I swear, I never expected this aspect of the surrogacy process! I'm still talking to someone. But I get that feeling of "Ohmygod! I hope she likes me!" way more often than I would care to admit. Each time I send her an email, I find myself worrying 6-12 hours later that maybe the fact that I have no new e-mail is because she's decided that she doesn't like me. Completely illogical, I know. I mean, come on, this is a woman who has FIVE children (three older, two about a decade younger), she has a job (she's a NICU nurse), and just generally a lot going on with the graduation of one child and the rest getting out of school for the summer. It's not like she's spending all of her time waiting for e-mail!
Of course, surrogacy isn't an entirely logic driven endeavor. There are issues of the heart, trust, and love involved in all of it in ways that are much more complicated than I had anticipated.

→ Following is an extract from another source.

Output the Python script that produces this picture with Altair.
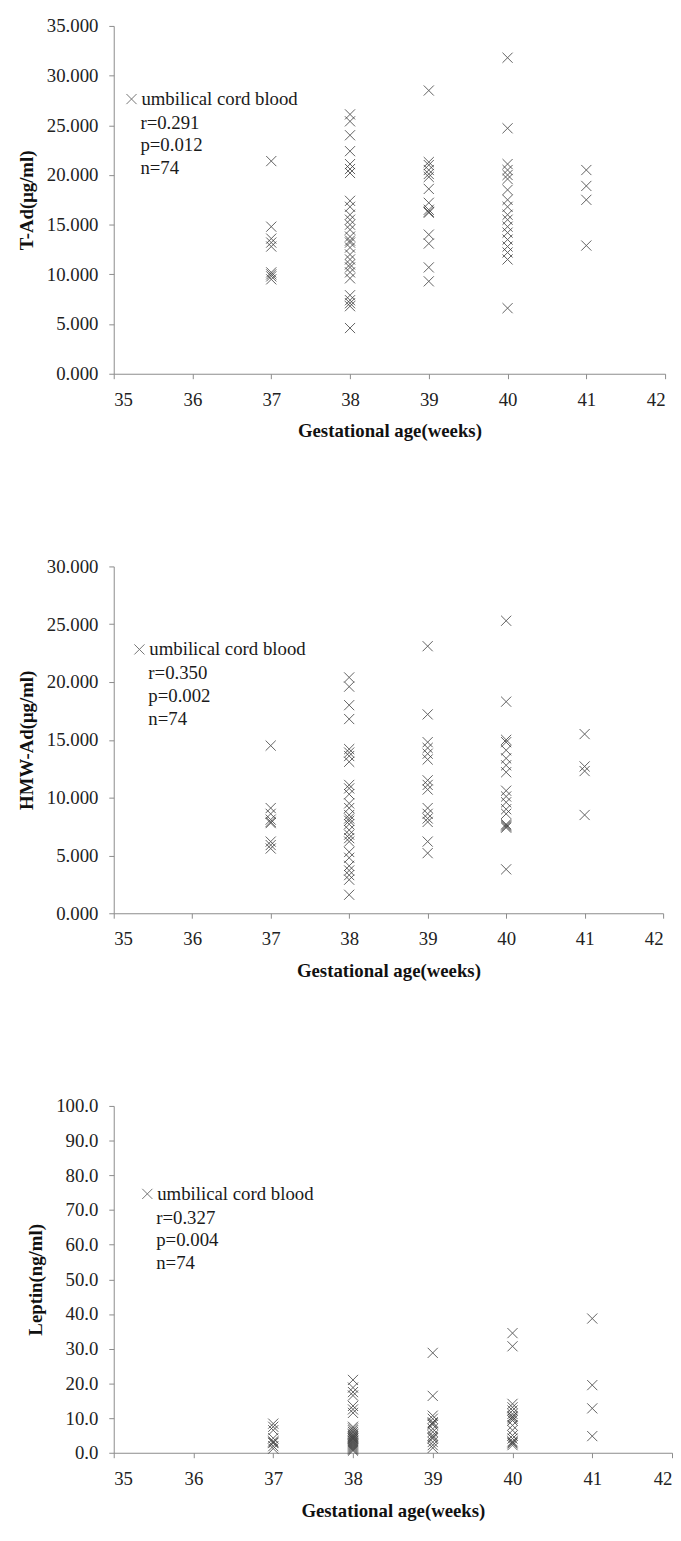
import altair as alt
import pandas as pd

# ---------------- data ----------------
x_ticks = [35, 36, 37, 38, 39, 40, 41, 42]
x_title = "Gestational age(weeks)"
legend_label = "umbilical cord blood"

# Panel 1: T-Ad (ug/ml)
tad_w37 = [21.4, 14.8, 13.6, 13.2, 12.8, 10.2, 10.0, 9.8, 9.5]
tad_w38 = [26.1, 25.4, 24.0, 22.4, 21.1, 20.6, 20.2, 17.4, 16.8, 16.0, 15.5, 15.0,
           14.5, 13.8, 13.4, 13.2, 12.7, 12.0, 11.5, 11.0, 10.7, 10.2, 9.6, 7.9,
           7.4, 7.1, 6.8, 4.6]
tad_w39 = [28.5, 21.3, 21.0, 20.5, 20.1, 19.8, 18.6, 17.2, 16.5, 16.3, 16.2, 14.0,
           13.1, 10.7, 9.3]
tad_w40 = [31.8, 24.7, 21.1, 20.5, 20.0, 19.6, 18.5, 17.5, 16.8, 16.0, 15.5, 14.8,
           14.2, 13.5, 12.8, 12.2, 11.5, 6.6]
tad_w41 = [20.5, 18.9, 17.5, 12.9]
tad_ticks = [0, 5, 10, 15, 20, 25, 30, 35]
tad_stats = ["r=0.291", "p=0.012", "n=74"]
tad_title = "T-Ad(\u03bcg/ml)"

# Panel 2: HMW-Ad (ug/ml)
hmw_w37 = [14.5, 9.1, 8.6, 8.1, 7.9, 7.8, 6.2, 5.9, 5.6]
hmw_w38 = [20.4, 19.6, 18.0, 16.8, 14.2, 13.9, 13.6, 13.1, 11.1, 10.8, 10.3, 9.5,
           9.1, 8.5, 8.2, 8.0, 7.7, 7.2, 6.8, 6.5, 6.2, 5.3, 4.8, 4.1, 3.7, 3.3,
           2.9, 1.6]
hmw_w39 = [23.1, 17.2, 14.8, 14.3, 13.8, 13.3, 11.5, 11.1, 10.7, 9.1, 8.6, 8.2,
           7.9, 6.2, 5.2]
hmw_w40 = [25.3, 18.3, 15.0, 14.8, 14.1, 13.4, 12.8, 12.2, 10.6, 10.1, 9.6, 9.0,
           8.6, 7.7, 7.6, 7.5, 7.4, 3.8]
hmw_w41 = [15.5, 12.7, 12.3, 8.5]
hmw_ticks = [0, 5, 10, 15, 20, 25, 30]
hmw_stats = ["r=0.350", "p=0.002", "n=74"]
hmw_title = "HMW-Ad(\u03bcg/ml)"

# Panel 3: Leptin (ng/ml)
lep_w37 = [8.4, 7.5, 6.5, 4.2, 3.3, 3.0, 2.8, 1.9, 1.2]
lep_w38 = [21.0, 18.8, 17.5, 16.5, 13.5, 12.5, 11.5, 7.5, 7.0, 6.5, 6.0, 5.5, 5.2,
           4.8, 4.5, 4.2, 4.0, 3.6, 3.3, 3.0, 2.7, 2.4, 2.1, 1.8, 1.5, 1.2, 0.9, 0.6]
lep_w39 = [28.8, 16.4, 10.7, 9.8, 8.8, 8.5, 8.1, 6.9, 6.0, 5.0, 4.5, 4.1, 3.1, 2.2, 1.4]
lep_w40 = [34.5, 30.7, 14.1, 13.1, 12.2, 11.2, 10.5, 10.3, 9.8, 9.3, 7.9, 6.5, 5.0,
           4.1, 3.3, 3.0, 2.7, 2.2]
lep_w41 = [38.7, 19.5, 12.8, 4.8]
lep_ticks = [0, 10, 20, 30, 40, 50, 60, 70, 80, 90, 100]
lep_stats = ["r=0.327", "p=0.004", "n=74"]
lep_title = "Leptin(ng/ml)"


def frame(groups):
    rows = []
    for wk, vals in zip([37, 38, 39, 40, 41], groups):
        for v in vals:
            rows.append({"week": wk, "value": v})
    return pd.DataFrame(rows)


FONT = "Liberation Serif"
XSHAPE = "M-1,-1L1,1M1,-1L-1,1"
MARK_COLOR = "#3a3a3a"


def panel(df, ytitle, yticks, fmt, stats, width, height, leg_dx, leg_dy):
    ymax = yticks[-1]
    pts = alt.Chart(df).mark_point(
        shape=XSHAPE, size=105, filled=False, strokeWidth=1,
        color=MARK_COLOR, opacity=0.8
    ).encode(
        x=alt.X("week:Q",
                scale=alt.Scale(domain=[35, 42], nice=False, zero=False),
                axis=alt.Axis(values=x_ticks, format="d", title=x_title,
                              labelFont=FONT, titleFont=FONT)),
        y=alt.Y("value:Q",
                scale=alt.Scale(domain=[0, ymax], nice=False),
                axis=alt.Axis(values=yticks, format=fmt, title=ytitle,
                              labelFont=FONT, titleFont=FONT)),
    )
    leg_df = pd.DataFrame({"t": [legend_label]})
    leg_mark = alt.Chart(leg_df).mark_point(
        shape=XSHAPE, size=105, filled=False, strokeWidth=1, color=MARK_COLOR
    ).encode(x=alt.value(leg_dx), y=alt.value(leg_dy))
    leg_text = alt.Chart(leg_df).mark_text(
        align="left", baseline="middle", font=FONT, fontSize=19, color="#1a1a1a"
    ).encode(x=alt.value(leg_dx + 10), y=alt.value(leg_dy), text="t:N")
    layers = [pts, leg_mark, leg_text]
    for i, s in enumerate(stats):
        sdf = pd.DataFrame({"t": [s]})
        layers.append(
            alt.Chart(sdf).mark_text(
                align="left", baseline="middle", font=FONT, fontSize=19, color="#1a1a1a"
            ).encode(x=alt.value(leg_dx + 9), y=alt.value(leg_dy + 24 + i * 23), text="t:N")
        )
    return alt.layer(*layers).properties(width=width, height=height)


p1 = panel(frame([tad_w37, tad_w38, tad_w39, tad_w40, tad_w41]), tad_title, tad_ticks,
           ".3f", tad_stats, 558, 352, 18, 74)
p2 = panel(frame([hmw_w37, hmw_w38, hmw_w39, hmw_w40, hmw_w41]), hmw_title, hmw_ticks,
           ".3f", hmw_stats, 556, 351, 26, 84)
p3 = panel(frame([lep_w37, lep_w38, lep_w39, lep_w40, lep_w41]), lep_title, lep_ticks,
           ".1f", lep_stats, 565, 351, 34, 89)

chart = alt.concat(p1, p2, p3, columns=1, spacing=118, align="none").properties(
    padding={"left": 9, "top": 0, "right": 0, "bottom": 0}
).configure(font=FONT).configure_view(stroke=None).configure_axis(
    grid=False,
    domainColor="#8a8a8a",
    tickColor="#8a8a8a",
    tickSize=5,
    labelFont=FONT,
    labelFontSize=19,
    labelColor="#222222",
    titleFont=FONT,
    titleFontSize=19,
    titleFontWeight="bold",
    titleColor="#111111",
).configure_axisX(
    labelPadding=12, titlePadding=13
).configure_axisY(
    labelPadding=11, titlePadding=10
)

chart.save("out.html", embed_options={"renderer": "svg", "actions": False})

I think the best way to describe this part of the process would be to compare it to a romantic relationship in fast forward. You meet someone, you start to get to know them, you talk about things like birthing processes (natural? vaginal? c-section? vbac?) and philosophies of life (abortion? selective reduction?). You talk about your health, your families' health, your financial situation, all leading up to getting someone pregnant and delivering your child. For me, this is someone who will always have to be a part of my life and of the life of my child. This is someone that I have to be certain is worthy of being introduced to and involved in the life of the lowercase as well as my future child (or children). I want her to be someone who we'd enjoy meeting somewhere for a vacation together...essentially like adding another aunt to the family.
So when I find someone who, to this point seems like someone who could fill that role? I worry that she might find someone else that she thinks would fill that role better for her. It's something that she could very well do (I don't know how many intended parents she's talking to and have been too chickenshit to ask). And of course, we've been talking less than a month and neither of us are looking to move forward until winter (she wants a VBAC but isn't cleared to do so until then; we don't have the money to do so until then) so there are still a lot of things that could change about the way we both feel as we get closer to that point. Still, right now? I'm a ball of nerves!